A QR code is probably the most recognizable type of barcode around today. You’ve surely seen the array of black and white squares and squiggles on stickers or in your favorite shop or restaurant with a call to action. What many people don’t know is the difference between a QR code and traditional barcode is that a QR code has the capability to retain much more data than a regular barcode. QR codes allow businesses to connect online customers and mobile customers to their brick and mortar store by linking them to online information about their products or brand.
How Do Retailers Use QR Codes?
Retailers have found several creative ways to give their customers information through QR codes. Some place QR codes on the tags of in-store items, allowing customers to scan the code and for additional product information or reviews. Some even place QR codes on social media posts, around cities, or in window displays to notify customers of special offers or events.

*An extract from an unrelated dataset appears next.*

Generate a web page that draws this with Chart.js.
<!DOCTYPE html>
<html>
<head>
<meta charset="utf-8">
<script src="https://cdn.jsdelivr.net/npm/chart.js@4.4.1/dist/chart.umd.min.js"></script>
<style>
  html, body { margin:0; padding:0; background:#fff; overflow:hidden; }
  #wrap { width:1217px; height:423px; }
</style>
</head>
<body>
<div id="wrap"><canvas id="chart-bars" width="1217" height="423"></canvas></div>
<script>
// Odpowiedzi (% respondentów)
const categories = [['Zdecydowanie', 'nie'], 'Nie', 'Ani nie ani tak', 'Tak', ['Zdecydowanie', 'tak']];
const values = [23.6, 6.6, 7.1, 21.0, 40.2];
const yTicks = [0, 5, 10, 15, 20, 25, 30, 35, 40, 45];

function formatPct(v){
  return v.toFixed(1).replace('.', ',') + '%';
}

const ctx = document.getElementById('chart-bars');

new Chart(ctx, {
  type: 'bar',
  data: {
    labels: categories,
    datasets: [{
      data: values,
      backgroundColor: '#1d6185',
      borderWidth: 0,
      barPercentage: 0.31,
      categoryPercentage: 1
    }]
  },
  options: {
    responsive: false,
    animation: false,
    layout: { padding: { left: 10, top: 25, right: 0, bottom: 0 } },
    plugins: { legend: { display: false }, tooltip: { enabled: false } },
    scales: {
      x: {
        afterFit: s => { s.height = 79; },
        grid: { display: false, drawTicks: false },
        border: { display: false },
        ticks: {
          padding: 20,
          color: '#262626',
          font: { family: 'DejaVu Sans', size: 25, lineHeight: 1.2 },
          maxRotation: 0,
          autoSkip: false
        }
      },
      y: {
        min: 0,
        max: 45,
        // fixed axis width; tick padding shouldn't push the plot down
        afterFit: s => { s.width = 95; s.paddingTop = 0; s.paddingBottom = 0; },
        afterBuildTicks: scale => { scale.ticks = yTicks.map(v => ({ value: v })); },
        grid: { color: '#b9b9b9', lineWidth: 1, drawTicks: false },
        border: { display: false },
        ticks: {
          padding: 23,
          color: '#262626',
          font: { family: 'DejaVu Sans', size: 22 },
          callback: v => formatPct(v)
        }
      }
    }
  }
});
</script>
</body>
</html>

One Tesco store in South Korea, Home Plus, used QR codes to create great success for their brand. Home Plus created virtual stores that allowed Koreans to shop while on the go. They plastered the walls of subway stations with pictures of their products, laid out just as they would be in a traditional shop. These new virtual ‘shelves’ had actionable QR codes beside each product. Once someone scanned the code, the corresponding item would be automatically added to his or her online shopping cart, and delivered once they got home.
Turning Scanning Around
Not all QR code campaigns are as screamingly successful. QR codes are often misused by businesses. They are put up in halls with no Wi-Fi, placed on roadside billboards, or link to broken landing pages that are not optimised for mobile. Consumers are easily frustrated by these experiences, and may not bother to try to scan a QR code again after a failed attempt.
The main challenge with consumer adoption of QR codes is that most smartphones don’t have a pre-installed or stock QR code scanner. In most cases, to scan a QR code on a smartphone customers have to download a third party app. While there have been some successful case studies, such as Snapchat’s Snapcode integration within the application, many consumers skip using QR codes all together. In fact, only 21% of Americans have ever scanned a QR code.

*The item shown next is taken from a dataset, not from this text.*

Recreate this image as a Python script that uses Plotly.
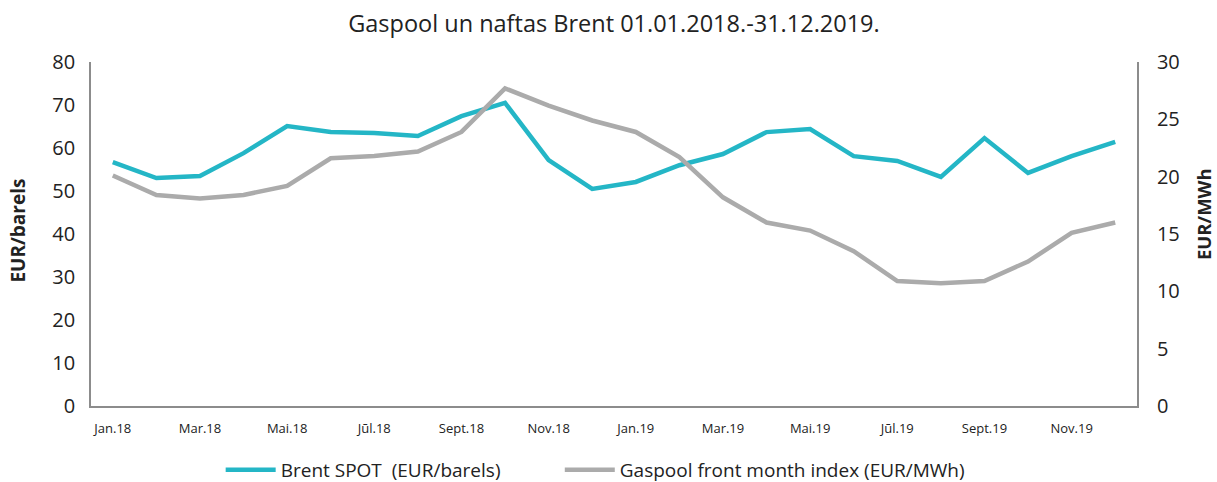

Even when used correctly, QR codes tend to be one-way transaction. That is to say, retailers are offering up information about themselves, while little actionable information is being sent back to them. However, great results have been seen when retailers use QR codes to learn about their customers – reversing the way we typically think of QR codes being applied.

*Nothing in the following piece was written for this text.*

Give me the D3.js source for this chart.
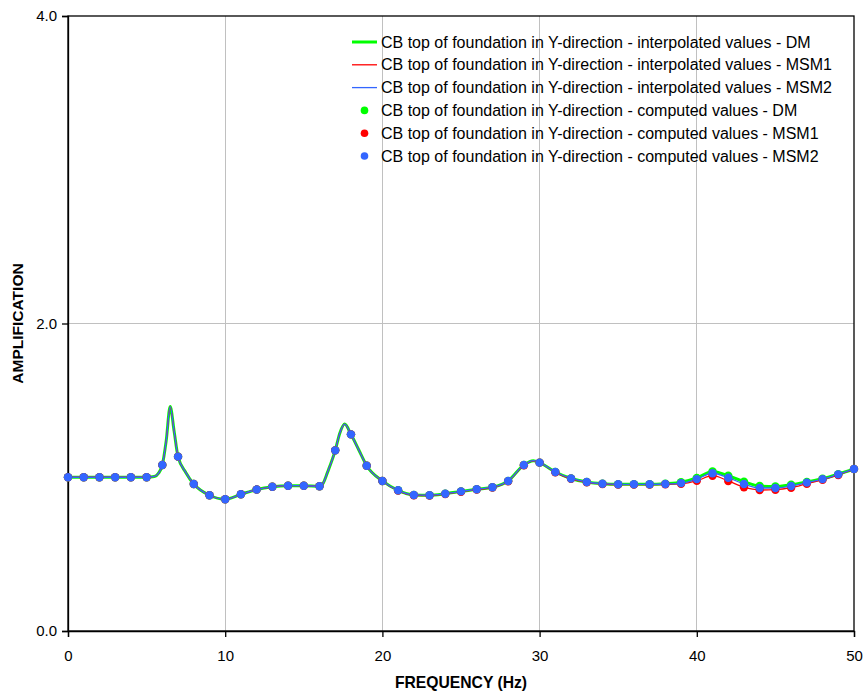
<!DOCTYPE html>
<html><head><meta charset="utf-8">
<script src="https://cdnjs.cloudflare.com/ajax/libs/d3/7.8.5/d3.min.js"></script>
<style>
body{margin:0;background:#fff;}
svg{display:block;font-family:"Liberation Sans",Arial,sans-serif;}
</style></head><body>
<svg id="c" width="864" height="694"></svg>
<script>
// ---- data ----
const freq = d3.range(0, 51);
const dmValues = [1.0,1.0,1.0,1.0,1.0,1.0,1.08,1.134,0.956,0.883,0.857,0.889,0.92,0.938,0.945,0.945,0.941,1.175,1.279,1.075,0.976,0.915,0.885,0.883,0.893,0.908,0.922,0.935,0.976,1.08,1.095,1.034,0.992,0.969,0.958,0.954,0.954,0.954,0.958,0.967,0.995,1.038,1.01,0.971,0.943,0.94,0.952,0.97,0.99,1.02,1.054];
const msm1Values = [1.0,1.0,1.0,1.0,1.0,1.0,1.08,1.134,0.956,0.883,0.857,0.889,0.92,0.938,0.945,0.945,0.941,1.175,1.279,1.075,0.976,0.913,0.883,0.881,0.891,0.906,0.92,0.933,0.974,1.078,1.095,1.032,0.99,0.967,0.956,0.952,0.952,0.952,0.954,0.958,0.977,1.01,0.976,0.935,0.917,0.919,0.932,0.958,0.984,1.015,1.054];
const msm2Values = [1.0,1.0,1.0,1.0,1.0,1.0,1.08,1.134,0.956,0.883,0.857,0.889,0.92,0.938,0.945,0.945,0.941,1.175,1.279,1.075,0.976,0.915,0.885,0.883,0.893,0.908,0.922,0.935,0.976,1.08,1.095,1.034,0.992,0.969,0.958,0.954,0.954,0.954,0.956,0.962,0.988,1.026,0.997,0.956,0.93,0.93,0.943,0.965,0.988,1.019,1.054];
// extra interpolated points (peaks/shoulders)
const extraFreq = [5.5,5.75,6.25,6.5,6.75,7.5,16.25,16.5,17.3,17.6,18.5,29.6];
const extraDM   = [1.005,1.025,1.24,1.46,1.30,1.03,0.965,1.03,1.29,1.346,1.177,1.108];
const extraMSM1 = [1.005,1.025,1.24,1.46,1.30,1.03,0.965,1.03,1.29,1.346,1.177,1.106];
const extraMSM2 = [1.005,1.025,1.24,1.46,1.30,1.03,0.965,1.03,1.29,1.346,1.177,1.108];
const xTicks = [0,10,20,30,40,50];
const yTicks = [0,2,4];
const seriesNames = ["DM","MSM1","MSM2"];
const seriesColors = ["#00ff00","#ff0000","#3366ff"];
const lineWidths = [3,1.3,1.3];
const legendLabels = [
 "CB top of foundation in Y-direction - interpolated values - DM",
 "CB top of foundation in Y-direction - interpolated values - MSM1",
 "CB top of foundation in Y-direction - interpolated values - MSM2",
 "CB top of foundation in Y-direction - computed values - DM",
 "CB top of foundation in Y-direction - computed values - MSM1",
 "CB top of foundation in Y-direction - computed values - MSM2"];

// ---- layout ----
const svg = d3.select("#c");
const m = {l:68, t:16, r:10, b:63};
const W = 864, H = 694;
const x = d3.scaleLinear().domain([0,50]).range([m.l, W-m.r]);
const y = d3.scaleLinear().domain([0,4]).range([H-m.b, m.t]);

// gridlines
svg.append("g").selectAll("line").data(xTicks.slice(1,-1)).join("line")
  .attr("x1",d=>x(d)).attr("x2",d=>x(d)).attr("y1",y(0)).attr("y2",y(4))
  .attr("stroke","#c0c0c0").attr("stroke-width",1).attr("shape-rendering","crispEdges");
svg.append("g").selectAll("line").data(yTicks.slice(1,-1)).join("line")
  .attr("x1",x(0)).attr("x2",x(50)).attr("y1",d=>y(d)).attr("y2",d=>y(d))
  .attr("stroke","#c0c0c0").attr("stroke-width",1).attr("shape-rendering","crispEdges");

// frame
svg.append("rect").attr("x",x(0)).attr("y",y(4)).attr("width",x(50)-x(0)).attr("height",y(0)-y(4))
  .attr("fill","none").attr("stroke","#000").attr("stroke-width",1.3);

// axes
const xa = svg.append("g").attr("transform",`translate(0,${y(0)})`)
  .call(d3.axisBottom(x).tickValues(xTicks).tickFormat(d3.format("d")).tickSize(6).tickPadding(13));
const ya = svg.append("g").attr("transform",`translate(${x(0)},0)`)
  .call(d3.axisLeft(y).tickValues(yTicks).tickFormat(d3.format(".1f")).tickSize(6).tickPadding(5));
[xa,ya].forEach(g=>{
  g.select(".domain").attr("stroke","#000").attr("stroke-width",1.3);
  g.selectAll(".tick line").attr("stroke","#000").attr("stroke-width",1.3);
  g.selectAll(".tick text").attr("fill","#000").style("font-size","15px").style("font-family","'Liberation Sans',Arial,sans-serif");
});

// series
const computed = [dmValues, msm1Values, msm2Values];
const extras = [extraDM, extraMSM1, extraMSM2];
const line = d3.line().x(d=>x(d[0])).y(d=>y(d[1])).curve(d3.curveMonotoneX);
computed.forEach((vals,i)=>{
  const pts = freq.map((f,j)=>[f, vals[j]]).concat(extraFreq.map((f,j)=>[f, extras[i][j]]))
    .sort((a,b)=>a[0]-b[0]);
  svg.append("path").datum(pts).attr("d",line).attr("fill","none")
    .attr("stroke",seriesColors[i]).attr("stroke-width",lineWidths[i]).attr("stroke-linejoin","round");
});
computed.forEach((vals,i)=>{
  svg.append("g").selectAll("circle").data(freq.map((f,j)=>[f, vals[j]])).join("circle")
    .attr("cx",d=>x(d[0])).attr("cy",d=>y(d[1])).attr("r",4.2).attr("fill",seriesColors[i]);
});

// legend
const lg = svg.append("g");
legendLabels.forEach((t,i)=>{
  const cy = 42 + i*22.8;
  if(i<3){
    lg.append("line").attr("x1",352).attr("x2",377).attr("y1",cy).attr("y2",cy)
      .attr("stroke",seriesColors[i]).attr("stroke-width",lineWidths[i]);
  } else {
    lg.append("circle").attr("cx",364.5).attr("cy",cy).attr("r",3.8).attr("fill",seriesColors[i-3]);
  }
  lg.append("text").attr("x",381).attr("y",cy).attr("dy","0.35em")
    .style("font-size","16px").attr("fill","#000").text(t);
});

// axis titles
svg.append("text").attr("x",(x(0)+x(50))/2).attr("y",688).attr("text-anchor","middle")
  .style("font-size","15.7px").style("font-weight","bold").text("FREQUENCY (Hz)");
svg.append("text").attr("transform",`translate(23,${(y(0)+y(4))/2}) rotate(-90)`).attr("text-anchor","middle")
  .style("font-size","15.5px").style("font-weight","bold").text("AMPLIFICATION");
</script></body></html>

QR codes have seen tremendous success with reverse usage. In these cases, instead of the customer scanning the code to access information about a company, they present it back to the retailer at point-of-sale to be scanned, much like a coupon. This transaction gives the retailer insights into customer preferences, and allows them to begin building a more personalized consumer profile.
QR Codes as a Multi-Channel Customer Communication
Retailers are aware that they must expand the number of channels through which they market. The smart marketer today knows that they must communicate across multiple channels to create awareness, develop trust, and build loyalty. Today’s consumers expect multichannel marketing, and it has proven to be more effective than single-channel communications. In fact, an increasing number of people are using multiple channels in their buying process, and those who do purchase an average of 30 percent more.
The QR code is yet another channel to market to your customers through. The bonus is that they allow businesses to consolidate data centrally so they can create a customer profile and begin to market through all three dimensions of personalisation.